Rows from a dataset of charts and code:
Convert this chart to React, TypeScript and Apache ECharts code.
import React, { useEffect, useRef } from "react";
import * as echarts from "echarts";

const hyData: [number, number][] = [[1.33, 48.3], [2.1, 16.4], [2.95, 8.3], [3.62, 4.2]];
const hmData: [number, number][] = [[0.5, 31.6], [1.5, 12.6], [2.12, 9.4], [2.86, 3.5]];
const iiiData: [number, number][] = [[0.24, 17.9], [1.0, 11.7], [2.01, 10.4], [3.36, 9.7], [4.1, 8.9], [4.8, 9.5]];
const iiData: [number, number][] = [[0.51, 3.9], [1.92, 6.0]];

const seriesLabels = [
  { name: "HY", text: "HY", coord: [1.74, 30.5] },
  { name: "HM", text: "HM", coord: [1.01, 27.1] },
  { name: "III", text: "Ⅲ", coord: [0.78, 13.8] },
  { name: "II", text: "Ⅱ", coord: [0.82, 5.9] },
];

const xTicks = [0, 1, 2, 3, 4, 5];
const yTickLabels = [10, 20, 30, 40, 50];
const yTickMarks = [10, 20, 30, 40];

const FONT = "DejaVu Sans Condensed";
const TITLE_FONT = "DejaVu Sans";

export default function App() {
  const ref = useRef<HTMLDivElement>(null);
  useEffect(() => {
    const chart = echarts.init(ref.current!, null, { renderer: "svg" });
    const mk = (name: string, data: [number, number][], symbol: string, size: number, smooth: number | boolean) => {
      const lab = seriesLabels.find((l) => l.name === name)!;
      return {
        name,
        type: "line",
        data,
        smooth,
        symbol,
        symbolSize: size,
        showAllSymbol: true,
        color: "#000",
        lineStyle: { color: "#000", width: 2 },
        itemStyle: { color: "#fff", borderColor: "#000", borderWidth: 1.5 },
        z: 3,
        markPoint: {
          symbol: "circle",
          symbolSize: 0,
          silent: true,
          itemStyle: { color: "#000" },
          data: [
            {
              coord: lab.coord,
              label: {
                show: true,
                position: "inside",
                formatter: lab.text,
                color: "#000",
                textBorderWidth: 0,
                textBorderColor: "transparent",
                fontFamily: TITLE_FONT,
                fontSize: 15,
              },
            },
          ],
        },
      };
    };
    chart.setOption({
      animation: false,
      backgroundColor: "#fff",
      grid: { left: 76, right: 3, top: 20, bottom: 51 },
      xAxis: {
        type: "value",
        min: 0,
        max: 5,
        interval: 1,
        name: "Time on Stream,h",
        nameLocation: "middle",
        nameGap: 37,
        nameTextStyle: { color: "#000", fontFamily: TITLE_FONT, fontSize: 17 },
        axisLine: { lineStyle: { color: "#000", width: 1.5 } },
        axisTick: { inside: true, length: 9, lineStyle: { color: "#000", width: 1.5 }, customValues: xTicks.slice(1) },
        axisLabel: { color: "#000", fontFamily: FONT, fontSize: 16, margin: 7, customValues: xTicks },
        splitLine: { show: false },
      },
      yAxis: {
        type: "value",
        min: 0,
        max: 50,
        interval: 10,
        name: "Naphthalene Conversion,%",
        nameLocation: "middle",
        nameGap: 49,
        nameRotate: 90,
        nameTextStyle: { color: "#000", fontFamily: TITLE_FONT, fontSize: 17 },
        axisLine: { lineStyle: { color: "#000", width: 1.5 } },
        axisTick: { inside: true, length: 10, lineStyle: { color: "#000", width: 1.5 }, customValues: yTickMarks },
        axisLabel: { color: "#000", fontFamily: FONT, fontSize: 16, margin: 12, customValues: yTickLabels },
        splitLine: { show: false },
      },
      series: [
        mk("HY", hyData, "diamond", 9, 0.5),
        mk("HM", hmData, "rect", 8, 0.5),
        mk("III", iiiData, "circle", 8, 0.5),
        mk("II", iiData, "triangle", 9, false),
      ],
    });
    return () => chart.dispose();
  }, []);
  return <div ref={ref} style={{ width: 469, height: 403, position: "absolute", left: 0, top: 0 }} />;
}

==

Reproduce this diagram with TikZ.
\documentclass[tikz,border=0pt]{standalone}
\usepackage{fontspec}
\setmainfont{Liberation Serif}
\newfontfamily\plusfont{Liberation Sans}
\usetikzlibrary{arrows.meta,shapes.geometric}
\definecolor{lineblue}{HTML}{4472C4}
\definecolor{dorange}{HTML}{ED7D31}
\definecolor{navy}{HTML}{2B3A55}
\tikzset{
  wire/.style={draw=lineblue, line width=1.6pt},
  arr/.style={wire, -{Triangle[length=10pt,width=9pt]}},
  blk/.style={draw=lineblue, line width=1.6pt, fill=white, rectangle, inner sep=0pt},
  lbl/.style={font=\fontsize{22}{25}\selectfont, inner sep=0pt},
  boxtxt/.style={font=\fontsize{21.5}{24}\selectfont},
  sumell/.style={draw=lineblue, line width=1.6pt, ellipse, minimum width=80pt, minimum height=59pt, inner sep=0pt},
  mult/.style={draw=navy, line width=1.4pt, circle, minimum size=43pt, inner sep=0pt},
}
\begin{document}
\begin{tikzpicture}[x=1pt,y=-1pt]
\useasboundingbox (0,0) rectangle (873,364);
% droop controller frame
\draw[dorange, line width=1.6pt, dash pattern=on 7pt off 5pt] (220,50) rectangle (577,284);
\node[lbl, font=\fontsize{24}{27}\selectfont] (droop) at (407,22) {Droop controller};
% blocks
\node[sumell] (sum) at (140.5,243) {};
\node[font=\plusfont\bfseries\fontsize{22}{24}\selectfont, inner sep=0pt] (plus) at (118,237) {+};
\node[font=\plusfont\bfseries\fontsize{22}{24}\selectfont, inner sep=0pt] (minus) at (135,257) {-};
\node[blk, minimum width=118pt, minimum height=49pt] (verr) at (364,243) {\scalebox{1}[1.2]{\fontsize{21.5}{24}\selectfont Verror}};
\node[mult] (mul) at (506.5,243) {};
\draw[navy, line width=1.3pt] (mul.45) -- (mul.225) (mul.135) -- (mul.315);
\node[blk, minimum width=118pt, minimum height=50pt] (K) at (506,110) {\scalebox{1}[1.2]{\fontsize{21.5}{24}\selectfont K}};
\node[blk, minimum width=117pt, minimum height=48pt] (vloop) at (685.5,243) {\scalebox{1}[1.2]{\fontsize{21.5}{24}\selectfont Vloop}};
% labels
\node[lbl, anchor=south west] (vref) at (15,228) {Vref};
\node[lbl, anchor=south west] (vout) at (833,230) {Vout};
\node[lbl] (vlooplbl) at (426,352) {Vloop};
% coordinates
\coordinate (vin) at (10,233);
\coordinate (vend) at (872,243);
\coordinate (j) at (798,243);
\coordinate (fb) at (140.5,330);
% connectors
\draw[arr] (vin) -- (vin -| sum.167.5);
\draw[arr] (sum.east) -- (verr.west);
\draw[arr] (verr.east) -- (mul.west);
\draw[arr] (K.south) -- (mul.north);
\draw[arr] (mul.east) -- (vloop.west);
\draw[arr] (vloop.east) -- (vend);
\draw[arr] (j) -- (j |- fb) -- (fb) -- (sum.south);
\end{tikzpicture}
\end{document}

--

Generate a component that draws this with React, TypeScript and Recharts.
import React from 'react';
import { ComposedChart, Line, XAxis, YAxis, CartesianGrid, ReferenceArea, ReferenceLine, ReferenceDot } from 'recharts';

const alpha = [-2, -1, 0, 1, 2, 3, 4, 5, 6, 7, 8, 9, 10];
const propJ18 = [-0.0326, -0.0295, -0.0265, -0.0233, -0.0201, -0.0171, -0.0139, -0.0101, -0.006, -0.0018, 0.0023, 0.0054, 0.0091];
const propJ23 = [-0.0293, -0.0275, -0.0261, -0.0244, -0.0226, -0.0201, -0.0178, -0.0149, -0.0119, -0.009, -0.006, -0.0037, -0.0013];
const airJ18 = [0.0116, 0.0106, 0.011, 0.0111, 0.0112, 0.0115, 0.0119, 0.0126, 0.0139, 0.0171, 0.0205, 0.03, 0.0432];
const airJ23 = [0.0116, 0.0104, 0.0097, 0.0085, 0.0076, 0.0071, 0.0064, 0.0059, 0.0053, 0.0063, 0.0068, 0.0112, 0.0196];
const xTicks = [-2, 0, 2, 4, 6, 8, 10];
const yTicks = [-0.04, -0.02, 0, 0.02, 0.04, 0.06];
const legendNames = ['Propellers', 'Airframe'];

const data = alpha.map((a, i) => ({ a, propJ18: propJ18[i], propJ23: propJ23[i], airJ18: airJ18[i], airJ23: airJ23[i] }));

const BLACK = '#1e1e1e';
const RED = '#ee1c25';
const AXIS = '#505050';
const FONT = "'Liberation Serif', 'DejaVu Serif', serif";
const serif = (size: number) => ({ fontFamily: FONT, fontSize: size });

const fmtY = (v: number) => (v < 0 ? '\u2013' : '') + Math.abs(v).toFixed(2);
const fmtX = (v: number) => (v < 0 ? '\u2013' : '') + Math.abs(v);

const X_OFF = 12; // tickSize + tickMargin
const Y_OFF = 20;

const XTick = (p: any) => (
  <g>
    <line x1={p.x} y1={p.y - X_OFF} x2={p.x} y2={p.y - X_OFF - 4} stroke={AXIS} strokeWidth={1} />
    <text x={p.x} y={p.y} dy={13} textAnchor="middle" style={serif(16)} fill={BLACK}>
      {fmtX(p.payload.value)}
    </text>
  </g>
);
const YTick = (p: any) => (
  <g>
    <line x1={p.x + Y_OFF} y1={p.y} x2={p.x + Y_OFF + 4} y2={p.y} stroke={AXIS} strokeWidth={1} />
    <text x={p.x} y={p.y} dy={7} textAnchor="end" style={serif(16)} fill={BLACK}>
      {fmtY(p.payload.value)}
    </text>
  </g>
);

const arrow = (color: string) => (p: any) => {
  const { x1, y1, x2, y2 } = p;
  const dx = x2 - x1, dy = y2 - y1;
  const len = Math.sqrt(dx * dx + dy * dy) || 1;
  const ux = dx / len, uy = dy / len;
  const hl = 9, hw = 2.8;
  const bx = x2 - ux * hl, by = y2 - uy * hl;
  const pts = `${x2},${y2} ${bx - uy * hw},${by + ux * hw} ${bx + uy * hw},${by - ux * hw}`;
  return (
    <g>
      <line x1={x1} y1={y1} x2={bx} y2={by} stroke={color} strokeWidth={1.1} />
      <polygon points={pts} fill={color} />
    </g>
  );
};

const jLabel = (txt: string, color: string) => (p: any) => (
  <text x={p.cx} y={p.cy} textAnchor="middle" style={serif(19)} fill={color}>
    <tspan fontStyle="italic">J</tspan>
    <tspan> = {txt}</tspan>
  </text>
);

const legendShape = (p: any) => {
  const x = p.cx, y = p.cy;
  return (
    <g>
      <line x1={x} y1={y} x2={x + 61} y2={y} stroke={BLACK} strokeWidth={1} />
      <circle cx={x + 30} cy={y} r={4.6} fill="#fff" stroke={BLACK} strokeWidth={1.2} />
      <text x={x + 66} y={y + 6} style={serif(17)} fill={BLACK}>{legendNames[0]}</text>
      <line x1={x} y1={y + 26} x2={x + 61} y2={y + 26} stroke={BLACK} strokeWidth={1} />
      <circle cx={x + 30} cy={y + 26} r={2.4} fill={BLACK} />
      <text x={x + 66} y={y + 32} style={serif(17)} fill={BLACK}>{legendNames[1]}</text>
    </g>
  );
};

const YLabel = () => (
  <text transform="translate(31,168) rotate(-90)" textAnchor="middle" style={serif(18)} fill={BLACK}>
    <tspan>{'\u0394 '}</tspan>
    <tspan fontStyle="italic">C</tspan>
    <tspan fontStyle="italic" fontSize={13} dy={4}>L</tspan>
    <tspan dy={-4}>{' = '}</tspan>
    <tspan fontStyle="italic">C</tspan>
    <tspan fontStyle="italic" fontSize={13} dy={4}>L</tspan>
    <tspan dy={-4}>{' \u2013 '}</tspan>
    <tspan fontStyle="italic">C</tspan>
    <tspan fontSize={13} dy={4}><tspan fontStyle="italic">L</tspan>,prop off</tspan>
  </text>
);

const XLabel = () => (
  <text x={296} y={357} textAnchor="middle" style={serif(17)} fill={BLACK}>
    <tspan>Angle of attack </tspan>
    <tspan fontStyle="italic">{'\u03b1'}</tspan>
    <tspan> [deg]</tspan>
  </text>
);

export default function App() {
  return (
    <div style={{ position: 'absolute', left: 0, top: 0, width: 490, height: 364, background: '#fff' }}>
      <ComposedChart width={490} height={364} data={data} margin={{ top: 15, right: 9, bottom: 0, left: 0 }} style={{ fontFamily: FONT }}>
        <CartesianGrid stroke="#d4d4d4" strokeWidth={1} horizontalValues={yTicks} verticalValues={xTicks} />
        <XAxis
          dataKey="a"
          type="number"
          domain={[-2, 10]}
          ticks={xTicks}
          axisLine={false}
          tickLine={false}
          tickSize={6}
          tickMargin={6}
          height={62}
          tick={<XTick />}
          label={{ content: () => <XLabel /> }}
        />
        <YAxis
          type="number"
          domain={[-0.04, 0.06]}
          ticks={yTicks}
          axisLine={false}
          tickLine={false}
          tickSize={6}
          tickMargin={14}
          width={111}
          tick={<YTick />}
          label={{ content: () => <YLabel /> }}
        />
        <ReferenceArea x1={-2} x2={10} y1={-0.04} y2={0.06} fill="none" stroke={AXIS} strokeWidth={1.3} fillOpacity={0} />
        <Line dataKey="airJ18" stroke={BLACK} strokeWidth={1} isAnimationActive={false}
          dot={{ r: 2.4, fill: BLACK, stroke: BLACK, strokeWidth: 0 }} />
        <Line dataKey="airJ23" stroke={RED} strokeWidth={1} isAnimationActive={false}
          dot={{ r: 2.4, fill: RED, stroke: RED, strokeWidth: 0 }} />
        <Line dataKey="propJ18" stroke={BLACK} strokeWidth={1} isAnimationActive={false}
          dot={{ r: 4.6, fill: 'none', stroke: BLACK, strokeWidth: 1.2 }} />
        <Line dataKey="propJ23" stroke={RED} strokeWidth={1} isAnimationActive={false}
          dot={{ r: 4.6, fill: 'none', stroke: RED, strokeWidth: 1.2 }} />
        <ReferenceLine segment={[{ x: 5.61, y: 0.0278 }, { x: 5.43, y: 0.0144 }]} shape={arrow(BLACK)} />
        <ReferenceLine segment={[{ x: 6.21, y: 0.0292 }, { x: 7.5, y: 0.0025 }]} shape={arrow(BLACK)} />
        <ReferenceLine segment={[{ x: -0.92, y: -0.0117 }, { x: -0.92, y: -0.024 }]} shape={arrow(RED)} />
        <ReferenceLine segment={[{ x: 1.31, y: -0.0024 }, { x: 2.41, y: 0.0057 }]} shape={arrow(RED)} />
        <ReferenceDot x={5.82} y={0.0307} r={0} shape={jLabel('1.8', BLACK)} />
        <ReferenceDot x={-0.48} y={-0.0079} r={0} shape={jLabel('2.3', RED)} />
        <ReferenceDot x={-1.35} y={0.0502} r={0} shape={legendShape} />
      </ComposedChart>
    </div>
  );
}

» SET TASK
Reproduce only the lines from the one containing "Convert this chart" through the one containing "import * as", inclusive of both.

» FINAL RESULT
Convert this chart to React, TypeScript and Apache ECharts code.
import React, { useEffect, useRef } from "react";
import * as echarts from "echarts";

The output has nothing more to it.